The Freedom From Religion Foundation, also known as the FFRF, is an organization that stands up for the rights of atheists, agnostics and freethinkers, whenever they are encroached by religion. One of their pending lawsuits involves a South Carolina high school that violated a rule against sanctioning prayers. Let me take a look at this case within the view of the larger issue of religion in public schools.

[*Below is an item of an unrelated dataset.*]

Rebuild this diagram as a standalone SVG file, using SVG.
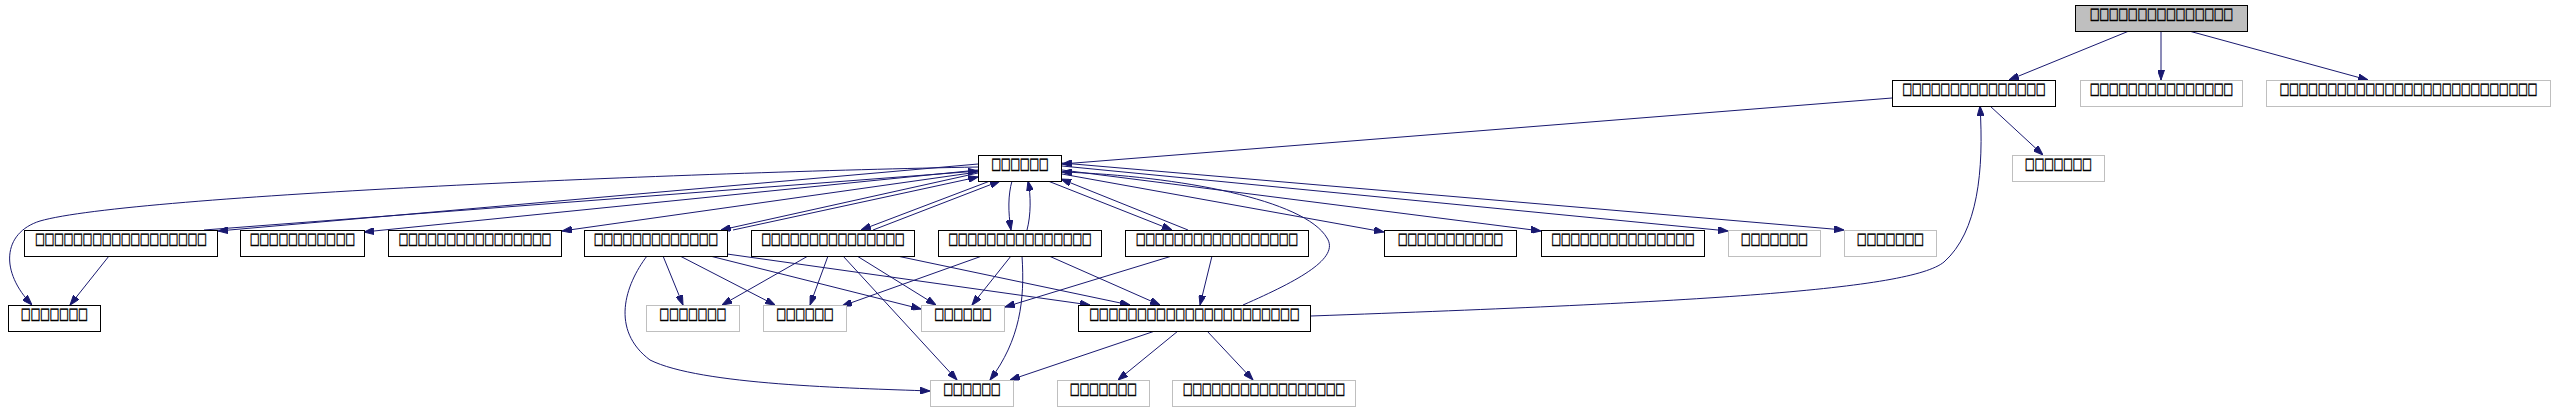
<svg xmlns="http://www.w3.org/2000/svg" width="2554" height="411" viewBox="0 0 2554 411">
<style>
.n rect{fill:#fff;stroke:#000;stroke-width:1}
.g rect{fill:#fff;stroke:#bfbfbf;stroke-width:1}
.r rect{fill:#bfbfbf;stroke:#000;stroke-width:1}
text{font-family:"DejaVu Sans",sans-serif;font-size:10.1px;text-anchor:middle;fill:#000;stroke:#000;stroke-width:0.35}
.e path{fill:none;stroke:#191970;stroke-width:1;marker-end:url(#ah)}
</style>
<defs>
<marker id="ah" viewBox="0 0 10 7" refX="10" refY="3.5" markerWidth="10" markerHeight="7" markerUnits="userSpaceOnUse" orient="auto"><path d="M0,0 L10,3.5 L0,7 z" fill="#191970" stroke="#191970" stroke-width="1"/></marker>
</defs>
<rect width="2554" height="411" fill="#fff"/>
<g id="edges" class="e">
<path d="M2129,31 L2009,80"/>
<path d="M2161,31 L2161,80"/>
<path d="M2189,31 L2368,80"/>
<path d="M1990,106 L2043,155"/>
<path d="M1892,98 L1062,164"/>
<path d="M1311,316 C1700,302 1910,290 1944,262 C1978,232 1984,170 1980,106"/>
<path d="M1243,305 C1300,280 1340,258 1327,238 C1305,200 1180,176 1062,172"/>
<path d="M1062,174 L1384,232"/>
<path d="M1062,170 L1541,231"/>
<path d="M1062,166 L1728,231"/>
<path d="M1062,163 L1844,230"/>
<path d="M1048,181 L1172,230"/>
<path d="M1188,230 L1061,179"/>
<path d="M1012,181 C1008,195 1008,212 1011,230"/>
<path d="M1027,230 C1031,215 1031,195 1028,181"/>
<path d="M990,181 L861,230"/>
<path d="M873,230 L1000,181"/>
<path d="M978,173 L721,230"/>
<path d="M733,230 L978,177"/>
<path d="M978,164 L218,231"/>
<path d="M204,230 L978,171"/>
<path d="M978,170 L364,232"/>
<path d="M978,172 L562,231"/>
<path d="M978,167 C700,172 130,195 40,221 C2,233 0,272 32,305"/>
<path d="M109,256 L70,305"/>
<path d="M647,256 C625,285 610,330 650,360 C700,385 850,388 930,391"/>
<path d="M663,256 L683,305"/>
<path d="M680,256 L775,305"/>
<path d="M710,256 L921,309"/>
<path d="M727,254 L1090,305"/>
<path d="M808,256 L722,305"/>
<path d="M828,256 L810,305"/>
<path d="M857,256 L936,305"/>
<path d="M843,256 L957,380"/>
<path d="M897,256 L1130,305"/>
<path d="M982,256 L842,306"/>
<path d="M1011,256 L972,305"/>
<path d="M1022,256 C1025,300 1020,340 990,380"/>
<path d="M1049,256 L1160,305"/>
<path d="M1172,256 L1005,307"/>
<path d="M1212,256 L1200,305"/>
<path d="M1155,331 L1010,380"/>
<path d="M1178,331 L1118,380"/>
<path d="M1207,331 L1253,380"/>
</g>
<g id="nA" class="r"><rect x="2075.5" y="5.5" width="172" height="26"/><text transform="translate(2161.5,19.3) scale(1,1.6)">□□□□□□□□□□□□□□□</text></g>
<g id="nB" class="n"><rect x="1892.5" y="80.5" width="163" height="26"/><text transform="translate(1974,94.3) scale(1,1.6)">□□□□□□□□□□□□□□□</text></g>
<g id="nX2" class="g"><rect x="2080.5" y="80.5" width="162" height="26"/><text transform="translate(2161.5,94.3) scale(1,1.6)">□□□□□□□□□□□□□□□</text></g>
<g id="nX3" class="g"><rect x="2266.5" y="80.5" width="284" height="26"/><text transform="translate(2408.5,94.3) scale(1,1.6)">□□□□□□□□□□□□□□□□□□□□□□□□□□□</text></g>
<g id="nC" class="n"><rect x="978.5" y="155.5" width="83" height="26"/><text transform="translate(1020,169.3) scale(1,1.6)">□□□□□□</text></g>
<g id="nD" class="g"><rect x="2012.5" y="155.5" width="92" height="26"/><text transform="translate(2058.5,169.3) scale(1,1.6)">□□□□□□□</text></g>
<g id="nE" class="n"><rect x="24.5" y="230.5" width="193" height="26"/><text transform="translate(121,244.3) scale(1,1.6)">□□□□□□□□□□□□□□□□□□</text></g>
<g id="nF" class="n"><rect x="240.5" y="230.5" width="124" height="26"/><text transform="translate(302.5,244.3) scale(1,1.6)">□□□□□□□□□□□</text></g>
<g id="nG" class="n"><rect x="388.5" y="230.5" width="173" height="26"/><text transform="translate(475,244.3) scale(1,1.6)">□□□□□□□□□□□□□□□□</text></g>
<g id="nH" class="n"><rect x="584.5" y="230.5" width="143" height="26"/><text transform="translate(656,244.3) scale(1,1.6)">□□□□□□□□□□□□□</text></g>
<g id="nI" class="n"><rect x="751.5" y="230.5" width="163" height="26"/><text transform="translate(833,244.3) scale(1,1.6)">□□□□□□□□□□□□□□□</text></g>
<g id="nJ" class="n"><rect x="938.5" y="230.5" width="163" height="26"/><text transform="translate(1020,244.3) scale(1,1.6)">□□□□□□□□□□□□□□□</text></g>
<g id="nK" class="n"><rect x="1125.5" y="230.5" width="183" height="26"/><text transform="translate(1217,244.3) scale(1,1.6)">□□□□□□□□□□□□□□□□□</text></g>
<g id="nL" class="n"><rect x="1384.5" y="230.5" width="132" height="26"/><text transform="translate(1450.5,244.3) scale(1,1.6)">□□□□□□□□□□□</text></g>
<g id="nM" class="n"><rect x="1541.5" y="230.5" width="163" height="26"/><text transform="translate(1623,244.3) scale(1,1.6)">□□□□□□□□□□□□□□□</text></g>
<g id="nN" class="g"><rect x="1728.5" y="230.5" width="92" height="26"/><text transform="translate(1774.5,244.3) scale(1,1.6)">□□□□□□□</text></g>
<g id="nO" class="g"><rect x="1844.5" y="230.5" width="92" height="26"/><text transform="translate(1890.5,244.3) scale(1,1.6)">□□□□□□□</text></g>
<g id="nP" class="n"><rect x="8.5" y="305.5" width="92" height="26"/><text transform="translate(54.5,319.3) scale(1,1.6)">□□□□□□□</text></g>
<g id="nQ" class="g"><rect x="646.5" y="305.5" width="93" height="26"/><text transform="translate(693,319.3) scale(1,1.6)">□□□□□□□</text></g>
<g id="nR" class="g"><rect x="763.5" y="305.5" width="83" height="26"/><text transform="translate(805,319.3) scale(1,1.6)">□□□□□□</text></g>
<g id="nS" class="g"><rect x="921.5" y="305.5" width="83" height="26"/><text transform="translate(963,319.3) scale(1,1.6)">□□□□□□</text></g>
<g id="nT" class="n"><rect x="1078.5" y="305.5" width="232" height="26"/><text transform="translate(1194.5,319.3) scale(1,1.6)">□□□□□□□□□□□□□□□□□□□□□□</text></g>
<g id="nU" class="g"><rect x="930.5" y="380.5" width="83" height="26"/><text transform="translate(972,394.3) scale(1,1.6)">□□□□□□</text></g>
<g id="nV" class="g"><rect x="1057.5" y="380.5" width="92" height="26"/><text transform="translate(1103.5,394.3) scale(1,1.6)">□□□□□□□</text></g>
<g id="nW" class="g"><rect x="1172.5" y="380.5" width="183" height="26"/><text transform="translate(1264,394.3) scale(1,1.6)">□□□□□□□□□□□□□□□□□</text></g>
</svg>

I went to public school my whole life (except in pre-K) and I cannot ever once remember being forced to observe a religious prayer or activity during those 12 years. Inner city New York City public schools are a pretty secular environment. I did have a few teachers mention god when talking about their personal life, not in any proselytizing way, and when a junior high school science teacher died, I remember we did observe a moment of silence, which there is nothing inherently religious about. But all in all, it was very secular. It appears that public schools in the south and other rural areas of the U.S. apparently have a different story. I am aware of many incidences of teachers and school administrators leading prayers, and this is the issue taken up by the FFRF.

The problem I have, is that public school teachers and personnel are government employees, and they are figures of authority over the students. This I feel should make them ineligible to lead prayers while on school campuses, and while on the job.

Let's look at this issue in context with the first amendment. What people who oppose this lawsuit are saying, is that when a teacher leads students in prayer, no one is forced. Any student who wishes not to participate in the prayer does not have to. This they claim, is the first amendment's freedom from religion in action. Now while students may opt out of the school-sanctioned prayer, the problem is when it is a government employee, in a position of authority, leading a prayer that is going to outcast the students who don't want to participate, and in some cases, pressure them to observe the prayer or ceremony. This "officializes" the prayer as if it had government's stamp of approval.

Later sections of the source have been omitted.